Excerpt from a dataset

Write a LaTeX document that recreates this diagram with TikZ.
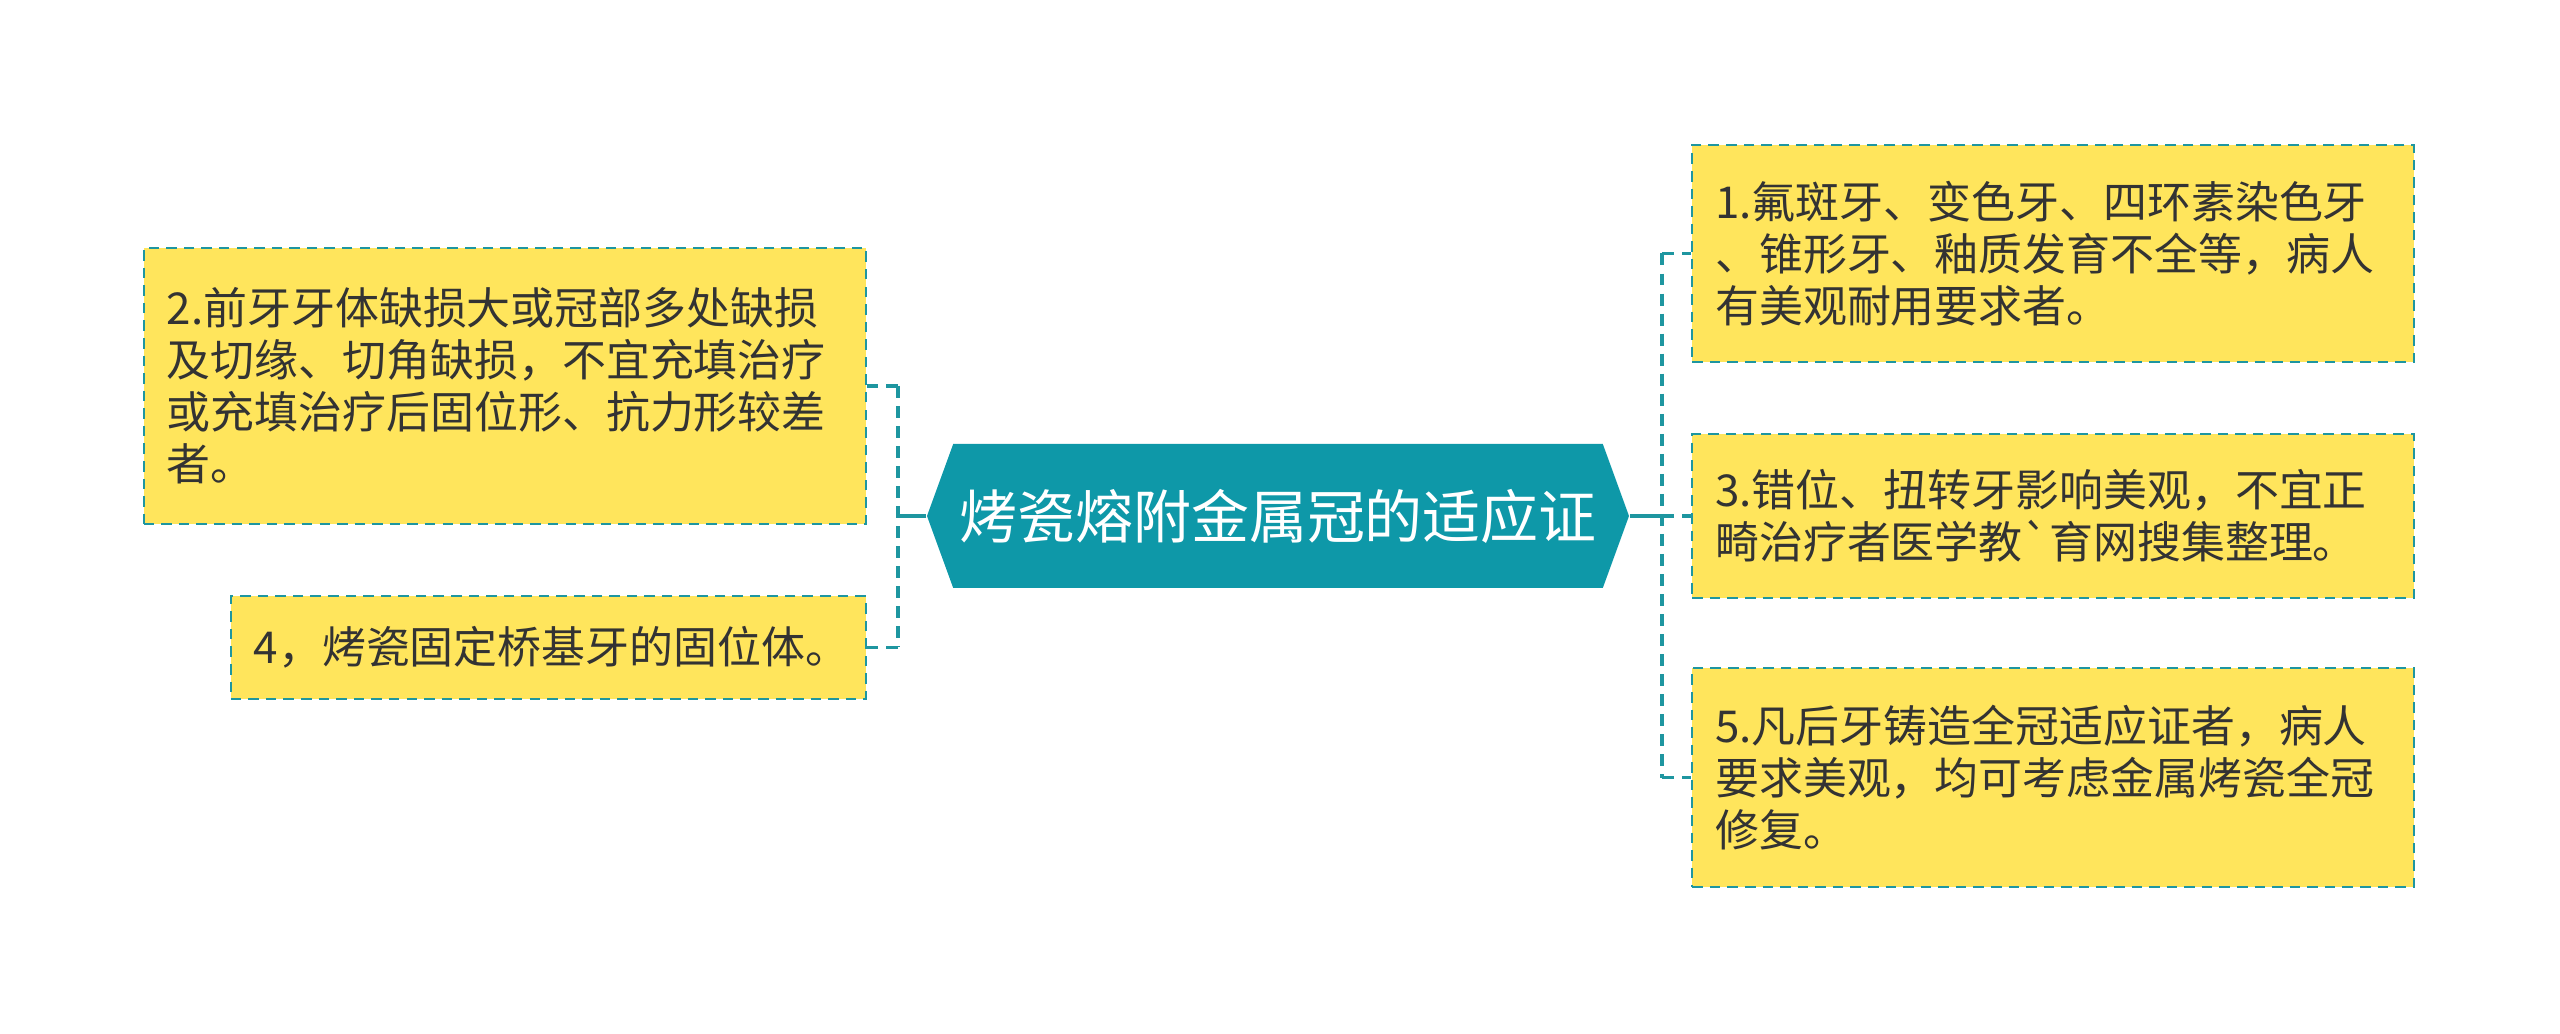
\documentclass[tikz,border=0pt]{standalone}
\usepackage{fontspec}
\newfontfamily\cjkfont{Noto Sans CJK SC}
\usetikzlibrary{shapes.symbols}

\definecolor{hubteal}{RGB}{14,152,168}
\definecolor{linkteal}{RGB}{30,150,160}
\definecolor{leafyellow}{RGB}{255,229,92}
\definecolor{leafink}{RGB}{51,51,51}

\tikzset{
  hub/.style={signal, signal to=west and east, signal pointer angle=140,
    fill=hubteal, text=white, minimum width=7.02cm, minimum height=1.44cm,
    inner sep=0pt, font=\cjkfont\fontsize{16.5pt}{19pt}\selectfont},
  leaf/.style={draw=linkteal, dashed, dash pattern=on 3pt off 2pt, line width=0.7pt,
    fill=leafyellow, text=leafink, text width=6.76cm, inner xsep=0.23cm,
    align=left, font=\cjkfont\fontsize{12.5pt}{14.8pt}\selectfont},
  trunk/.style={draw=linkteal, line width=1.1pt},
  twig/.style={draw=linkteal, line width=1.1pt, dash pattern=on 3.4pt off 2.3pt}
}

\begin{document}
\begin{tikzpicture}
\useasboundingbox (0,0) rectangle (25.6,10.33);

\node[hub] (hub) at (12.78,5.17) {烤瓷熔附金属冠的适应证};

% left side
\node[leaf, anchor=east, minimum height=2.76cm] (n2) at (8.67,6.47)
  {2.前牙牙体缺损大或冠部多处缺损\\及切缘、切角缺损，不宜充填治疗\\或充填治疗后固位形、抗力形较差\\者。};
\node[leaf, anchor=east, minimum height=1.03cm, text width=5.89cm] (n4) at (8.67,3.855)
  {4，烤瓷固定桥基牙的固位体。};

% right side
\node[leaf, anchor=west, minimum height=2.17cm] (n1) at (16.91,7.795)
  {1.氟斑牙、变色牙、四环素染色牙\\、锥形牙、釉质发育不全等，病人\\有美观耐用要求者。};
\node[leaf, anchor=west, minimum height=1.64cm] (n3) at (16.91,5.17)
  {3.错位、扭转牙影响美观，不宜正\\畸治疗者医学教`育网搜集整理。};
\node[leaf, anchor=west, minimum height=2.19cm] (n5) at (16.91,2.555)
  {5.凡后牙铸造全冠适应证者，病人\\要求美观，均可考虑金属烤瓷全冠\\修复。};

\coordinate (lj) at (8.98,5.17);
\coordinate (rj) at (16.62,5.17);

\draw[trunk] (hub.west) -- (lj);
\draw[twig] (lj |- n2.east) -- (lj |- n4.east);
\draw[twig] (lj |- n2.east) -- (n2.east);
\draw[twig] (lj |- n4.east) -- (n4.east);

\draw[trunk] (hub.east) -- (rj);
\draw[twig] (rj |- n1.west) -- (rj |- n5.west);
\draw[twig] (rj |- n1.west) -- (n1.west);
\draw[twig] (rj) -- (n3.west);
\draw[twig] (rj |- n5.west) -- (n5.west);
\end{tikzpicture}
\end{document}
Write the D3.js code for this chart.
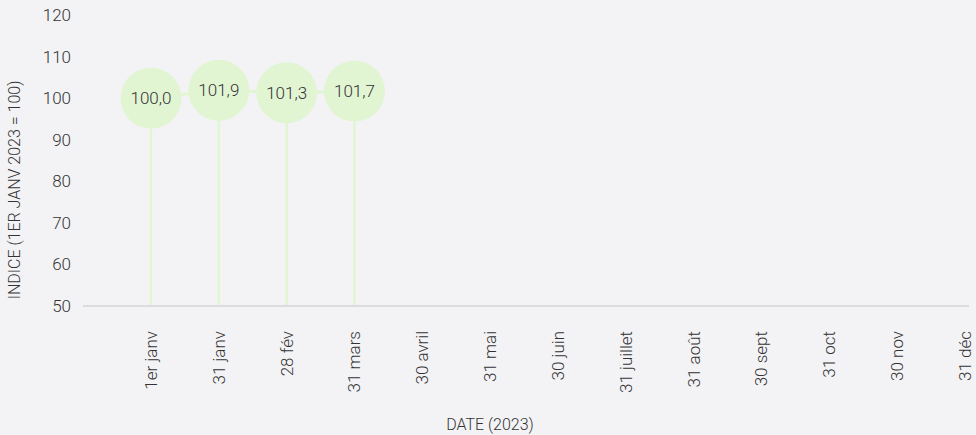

__Exercise__: Every line above should be returned word for word, with the pictures left behind.

__Complete output__:
Write a LaTeX document that recreates this diagram with TikZ.
\documentclass[tikz,border=0pt]{standalone}
\usepackage{fontspec}
\newfontfamily\cjkfont{Noto Sans CJK SC}
\usetikzlibrary{shapes.symbols}

\definecolor{hubteal}{RGB}{14,152,168}
\definecolor{linkteal}{RGB}{30,150,160}
\definecolor{leafyellow}{RGB}{255,229,92}
\definecolor{leafink}{RGB}{51,51,51}

\tikzset{
  hub/.style={signal, signal to=west and east, signal pointer angle=140,
    fill=hubteal, text=white, minimum width=7.02cm, minimum height=1.44cm,
    inner sep=0pt, font=\cjkfont\fontsize{16.5pt}{19pt}\selectfont},
  leaf/.style={draw=linkteal, dashed, dash pattern=on 3pt off 2pt, line width=0.7pt,
    fill=leafyellow, text=leafink, text width=6.76cm, inner xsep=0.23cm,
    align=left, font=\cjkfont\fontsize{12.5pt}{14.8pt}\selectfont},
  trunk/.style={draw=linkteal, line width=1.1pt},
  twig/.style={draw=linkteal, line width=1.1pt, dash pattern=on 3.4pt off 2.3pt}
}

\begin{document}
\begin{tikzpicture}
\useasboundingbox (0,0) rectangle (25.6,10.33);

\node[hub] (hub) at (12.78,5.17) {烤瓷熔附金属冠的适应证};

% left side
\node[leaf, anchor=east, minimum height=2.76cm] (n2) at (8.67,6.47)
  {2.前牙牙体缺损大或冠部多处缺损\\及切缘、切角缺损，不宜充填治疗\\或充填治疗后固位形、抗力形较差\\者。};
\node[leaf, anchor=east, minimum height=1.03cm, text width=5.89cm] (n4) at (8.67,3.855)
  {4，烤瓷固定桥基牙的固位体。};

% right side
\node[leaf, anchor=west, minimum height=2.17cm] (n1) at (16.91,7.795)
  {1.氟斑牙、变色牙、四环素染色牙\\、锥形牙、釉质发育不全等，病人\\有美观耐用要求者。};
\node[leaf, anchor=west, minimum height=1.64cm] (n3) at (16.91,5.17)
  {3.错位、扭转牙影响美观，不宜正\\畸治疗者医学教`育网搜集整理。};
\node[leaf, anchor=west, minimum height=2.19cm] (n5) at (16.91,2.555)
  {5.凡后牙铸造全冠适应证者，病人\\要求美观，均可考虑金属烤瓷全冠\\修复。};

\coordinate (lj) at (8.98,5.17);
\coordinate (rj) at (16.62,5.17);

\draw[trunk] (hub.west) -- (lj);
\draw[twig] (lj |- n2.east) -- (lj |- n4.east);
\draw[twig] (lj |- n2.east) -- (n2.east);
\draw[twig] (lj |- n4.east) -- (n4.east);

\draw[trunk] (hub.east) -- (rj);
\draw[twig] (rj |- n1.west) -- (rj |- n5.west);
\draw[twig] (rj |- n1.west) -- (n1.west);
\draw[twig] (rj) -- (n3.west);
\draw[twig] (rj |- n5.west) -- (n5.west);
\end{tikzpicture}
\end{document}
Write the D3.js code for this chart.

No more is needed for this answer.